From the first line of the data down to and including the line with "plt.rcParams['mathtext.fontset'] = 'stix'", copy everything exactly, leaving out pictures.

--------------------------------------------------

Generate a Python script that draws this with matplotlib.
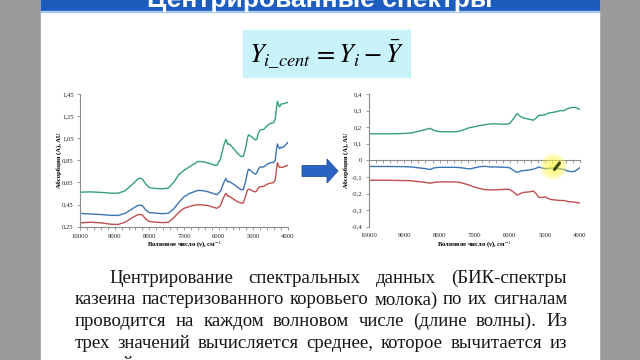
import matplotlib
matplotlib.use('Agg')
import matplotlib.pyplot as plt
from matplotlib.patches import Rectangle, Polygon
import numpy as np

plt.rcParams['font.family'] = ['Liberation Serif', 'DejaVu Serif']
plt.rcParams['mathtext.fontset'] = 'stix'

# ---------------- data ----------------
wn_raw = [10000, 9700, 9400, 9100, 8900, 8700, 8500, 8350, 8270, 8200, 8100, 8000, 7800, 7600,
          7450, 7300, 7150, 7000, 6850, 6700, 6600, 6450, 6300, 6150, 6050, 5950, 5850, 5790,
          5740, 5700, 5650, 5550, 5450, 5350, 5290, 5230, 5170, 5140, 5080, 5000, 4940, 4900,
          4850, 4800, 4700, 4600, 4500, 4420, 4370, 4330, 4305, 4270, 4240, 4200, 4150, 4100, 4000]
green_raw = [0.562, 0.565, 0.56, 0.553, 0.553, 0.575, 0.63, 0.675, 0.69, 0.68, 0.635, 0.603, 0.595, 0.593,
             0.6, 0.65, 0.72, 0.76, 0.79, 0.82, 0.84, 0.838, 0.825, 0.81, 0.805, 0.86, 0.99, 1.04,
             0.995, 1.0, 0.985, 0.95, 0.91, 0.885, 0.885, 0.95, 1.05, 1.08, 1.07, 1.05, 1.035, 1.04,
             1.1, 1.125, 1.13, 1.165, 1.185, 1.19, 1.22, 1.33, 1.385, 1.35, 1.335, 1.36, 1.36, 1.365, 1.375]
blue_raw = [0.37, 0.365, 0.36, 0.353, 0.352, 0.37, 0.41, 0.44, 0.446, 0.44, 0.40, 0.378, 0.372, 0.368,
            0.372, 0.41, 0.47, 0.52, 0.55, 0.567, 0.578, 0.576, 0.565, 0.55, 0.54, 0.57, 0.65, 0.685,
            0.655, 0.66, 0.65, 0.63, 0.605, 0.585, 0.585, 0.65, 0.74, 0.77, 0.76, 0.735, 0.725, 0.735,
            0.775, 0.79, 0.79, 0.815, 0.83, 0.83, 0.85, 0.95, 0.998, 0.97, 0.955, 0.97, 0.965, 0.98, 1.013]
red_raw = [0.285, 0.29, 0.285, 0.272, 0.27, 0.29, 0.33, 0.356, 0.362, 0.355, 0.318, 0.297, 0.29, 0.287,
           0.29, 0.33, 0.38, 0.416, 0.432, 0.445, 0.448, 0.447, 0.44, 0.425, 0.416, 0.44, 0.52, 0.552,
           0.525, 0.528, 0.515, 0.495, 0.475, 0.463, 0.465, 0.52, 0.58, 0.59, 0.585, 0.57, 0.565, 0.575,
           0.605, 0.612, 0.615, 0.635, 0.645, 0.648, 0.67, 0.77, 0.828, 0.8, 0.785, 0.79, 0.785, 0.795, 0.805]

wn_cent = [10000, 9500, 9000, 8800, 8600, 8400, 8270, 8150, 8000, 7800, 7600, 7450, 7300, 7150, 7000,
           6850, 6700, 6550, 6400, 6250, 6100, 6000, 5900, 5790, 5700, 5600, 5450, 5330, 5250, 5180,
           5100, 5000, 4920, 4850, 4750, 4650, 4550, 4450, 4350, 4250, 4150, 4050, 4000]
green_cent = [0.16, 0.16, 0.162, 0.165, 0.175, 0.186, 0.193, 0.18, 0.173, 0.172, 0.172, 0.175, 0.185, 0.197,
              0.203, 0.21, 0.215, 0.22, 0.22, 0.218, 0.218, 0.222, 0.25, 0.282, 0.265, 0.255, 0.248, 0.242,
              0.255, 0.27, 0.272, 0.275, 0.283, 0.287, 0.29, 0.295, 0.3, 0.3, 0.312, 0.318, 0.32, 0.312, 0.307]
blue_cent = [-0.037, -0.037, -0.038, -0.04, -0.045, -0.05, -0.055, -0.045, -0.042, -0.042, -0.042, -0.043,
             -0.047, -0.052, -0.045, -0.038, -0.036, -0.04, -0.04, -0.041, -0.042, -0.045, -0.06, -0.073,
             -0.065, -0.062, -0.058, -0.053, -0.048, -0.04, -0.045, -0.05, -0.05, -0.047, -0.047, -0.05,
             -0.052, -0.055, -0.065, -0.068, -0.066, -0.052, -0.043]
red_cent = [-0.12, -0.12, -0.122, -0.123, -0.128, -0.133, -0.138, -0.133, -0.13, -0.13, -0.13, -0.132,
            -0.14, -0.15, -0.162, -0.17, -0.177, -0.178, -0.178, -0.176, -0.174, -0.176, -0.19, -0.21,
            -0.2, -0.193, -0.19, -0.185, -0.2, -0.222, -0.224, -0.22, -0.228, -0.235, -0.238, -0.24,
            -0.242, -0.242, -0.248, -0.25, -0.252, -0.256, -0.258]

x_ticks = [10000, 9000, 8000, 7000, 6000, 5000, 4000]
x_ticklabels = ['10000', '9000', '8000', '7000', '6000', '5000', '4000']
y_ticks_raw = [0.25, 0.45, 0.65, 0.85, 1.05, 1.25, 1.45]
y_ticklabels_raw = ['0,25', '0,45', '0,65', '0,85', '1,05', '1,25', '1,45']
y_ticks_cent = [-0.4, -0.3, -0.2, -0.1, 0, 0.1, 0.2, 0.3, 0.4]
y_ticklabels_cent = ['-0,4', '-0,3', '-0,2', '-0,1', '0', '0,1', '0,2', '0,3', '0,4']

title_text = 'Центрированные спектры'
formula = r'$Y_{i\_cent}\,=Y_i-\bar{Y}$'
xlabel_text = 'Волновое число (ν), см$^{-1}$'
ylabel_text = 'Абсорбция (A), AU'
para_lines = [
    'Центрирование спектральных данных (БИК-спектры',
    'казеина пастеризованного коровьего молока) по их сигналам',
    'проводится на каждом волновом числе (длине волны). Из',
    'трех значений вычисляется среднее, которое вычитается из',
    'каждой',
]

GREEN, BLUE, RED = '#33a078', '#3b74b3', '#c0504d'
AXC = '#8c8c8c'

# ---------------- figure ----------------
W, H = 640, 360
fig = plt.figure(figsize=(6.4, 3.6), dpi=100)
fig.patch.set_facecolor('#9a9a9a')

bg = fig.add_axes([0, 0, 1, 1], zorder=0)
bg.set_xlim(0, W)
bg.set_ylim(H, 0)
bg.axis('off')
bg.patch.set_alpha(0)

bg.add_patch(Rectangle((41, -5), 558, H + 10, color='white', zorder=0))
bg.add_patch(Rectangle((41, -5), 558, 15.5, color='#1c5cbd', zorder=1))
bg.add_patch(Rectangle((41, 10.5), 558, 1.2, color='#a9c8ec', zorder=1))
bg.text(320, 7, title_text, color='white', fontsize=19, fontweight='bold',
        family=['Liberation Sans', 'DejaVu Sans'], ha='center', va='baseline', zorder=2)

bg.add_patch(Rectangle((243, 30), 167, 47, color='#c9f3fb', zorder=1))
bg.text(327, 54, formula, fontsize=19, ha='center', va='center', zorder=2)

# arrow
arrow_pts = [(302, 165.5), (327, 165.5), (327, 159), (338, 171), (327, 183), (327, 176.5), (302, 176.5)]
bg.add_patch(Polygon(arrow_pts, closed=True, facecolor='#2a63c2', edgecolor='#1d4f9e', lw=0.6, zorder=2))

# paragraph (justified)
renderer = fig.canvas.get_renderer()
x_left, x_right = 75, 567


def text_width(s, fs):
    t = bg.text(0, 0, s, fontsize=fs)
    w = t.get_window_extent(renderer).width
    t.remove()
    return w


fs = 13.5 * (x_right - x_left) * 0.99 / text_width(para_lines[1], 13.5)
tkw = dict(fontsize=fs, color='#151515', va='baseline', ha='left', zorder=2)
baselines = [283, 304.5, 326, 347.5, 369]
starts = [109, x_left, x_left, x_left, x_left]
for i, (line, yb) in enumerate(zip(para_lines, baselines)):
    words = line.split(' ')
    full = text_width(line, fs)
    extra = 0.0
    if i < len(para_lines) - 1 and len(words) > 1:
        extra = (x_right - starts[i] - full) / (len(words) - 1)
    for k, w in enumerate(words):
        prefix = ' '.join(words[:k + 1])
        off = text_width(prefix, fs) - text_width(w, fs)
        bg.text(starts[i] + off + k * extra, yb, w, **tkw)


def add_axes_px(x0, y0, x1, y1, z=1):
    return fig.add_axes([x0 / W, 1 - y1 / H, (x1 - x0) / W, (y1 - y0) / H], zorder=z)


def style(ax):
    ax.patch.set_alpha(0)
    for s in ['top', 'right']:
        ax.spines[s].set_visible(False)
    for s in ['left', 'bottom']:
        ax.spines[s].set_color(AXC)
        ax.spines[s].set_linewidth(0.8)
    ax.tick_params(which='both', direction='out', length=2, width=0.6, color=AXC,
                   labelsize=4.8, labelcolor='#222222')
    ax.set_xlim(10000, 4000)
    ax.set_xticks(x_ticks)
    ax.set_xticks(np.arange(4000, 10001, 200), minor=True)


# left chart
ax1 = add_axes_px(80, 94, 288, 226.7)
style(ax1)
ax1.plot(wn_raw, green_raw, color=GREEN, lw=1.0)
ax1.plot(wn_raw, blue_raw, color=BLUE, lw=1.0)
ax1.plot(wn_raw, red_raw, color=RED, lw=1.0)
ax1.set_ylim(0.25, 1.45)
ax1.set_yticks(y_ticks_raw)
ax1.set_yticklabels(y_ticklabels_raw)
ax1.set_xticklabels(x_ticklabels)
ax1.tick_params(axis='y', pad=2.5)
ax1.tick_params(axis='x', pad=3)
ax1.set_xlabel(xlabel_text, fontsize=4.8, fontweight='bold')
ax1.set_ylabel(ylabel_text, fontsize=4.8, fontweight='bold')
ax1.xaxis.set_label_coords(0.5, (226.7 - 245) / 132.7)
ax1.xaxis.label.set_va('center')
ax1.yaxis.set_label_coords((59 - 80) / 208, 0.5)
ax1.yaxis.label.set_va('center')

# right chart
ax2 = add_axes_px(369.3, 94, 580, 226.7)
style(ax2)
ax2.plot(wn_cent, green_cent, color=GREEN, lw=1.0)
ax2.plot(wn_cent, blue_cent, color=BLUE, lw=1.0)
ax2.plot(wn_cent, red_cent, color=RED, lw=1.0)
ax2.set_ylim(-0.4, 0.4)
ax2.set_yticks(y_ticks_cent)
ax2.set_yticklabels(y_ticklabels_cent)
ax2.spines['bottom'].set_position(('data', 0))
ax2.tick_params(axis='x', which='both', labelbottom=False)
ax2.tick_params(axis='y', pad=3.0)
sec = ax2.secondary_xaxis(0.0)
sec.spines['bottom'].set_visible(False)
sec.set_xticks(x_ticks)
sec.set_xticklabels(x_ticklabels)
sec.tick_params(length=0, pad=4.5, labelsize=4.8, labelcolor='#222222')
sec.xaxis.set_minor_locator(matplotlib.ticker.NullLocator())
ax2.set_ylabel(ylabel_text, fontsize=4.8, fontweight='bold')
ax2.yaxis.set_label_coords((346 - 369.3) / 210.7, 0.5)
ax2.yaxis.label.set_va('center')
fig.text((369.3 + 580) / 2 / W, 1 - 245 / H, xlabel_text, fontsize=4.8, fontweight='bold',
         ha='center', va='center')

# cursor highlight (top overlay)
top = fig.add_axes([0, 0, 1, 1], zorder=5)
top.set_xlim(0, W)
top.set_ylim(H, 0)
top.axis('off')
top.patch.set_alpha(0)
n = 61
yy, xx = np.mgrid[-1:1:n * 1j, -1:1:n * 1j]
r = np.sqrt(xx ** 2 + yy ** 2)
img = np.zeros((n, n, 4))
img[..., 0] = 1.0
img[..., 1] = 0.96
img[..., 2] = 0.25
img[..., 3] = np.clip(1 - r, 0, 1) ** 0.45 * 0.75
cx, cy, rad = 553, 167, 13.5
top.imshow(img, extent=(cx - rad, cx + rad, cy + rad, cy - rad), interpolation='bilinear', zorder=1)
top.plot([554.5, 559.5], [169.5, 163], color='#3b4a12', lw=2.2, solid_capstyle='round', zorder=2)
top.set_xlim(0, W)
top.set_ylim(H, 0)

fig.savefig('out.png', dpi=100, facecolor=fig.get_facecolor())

--------------------------------------------------

* _Result of the exercise_
Generate a Python script that draws this with matplotlib.
import matplotlib
matplotlib.use('Agg')
import matplotlib.pyplot as plt
from matplotlib.patches import Rectangle, Polygon
import numpy as np

plt.rcParams['font.family'] = ['Liberation Serif', 'DejaVu Serif']
plt.rcParams['mathtext.fontset'] = 'stix'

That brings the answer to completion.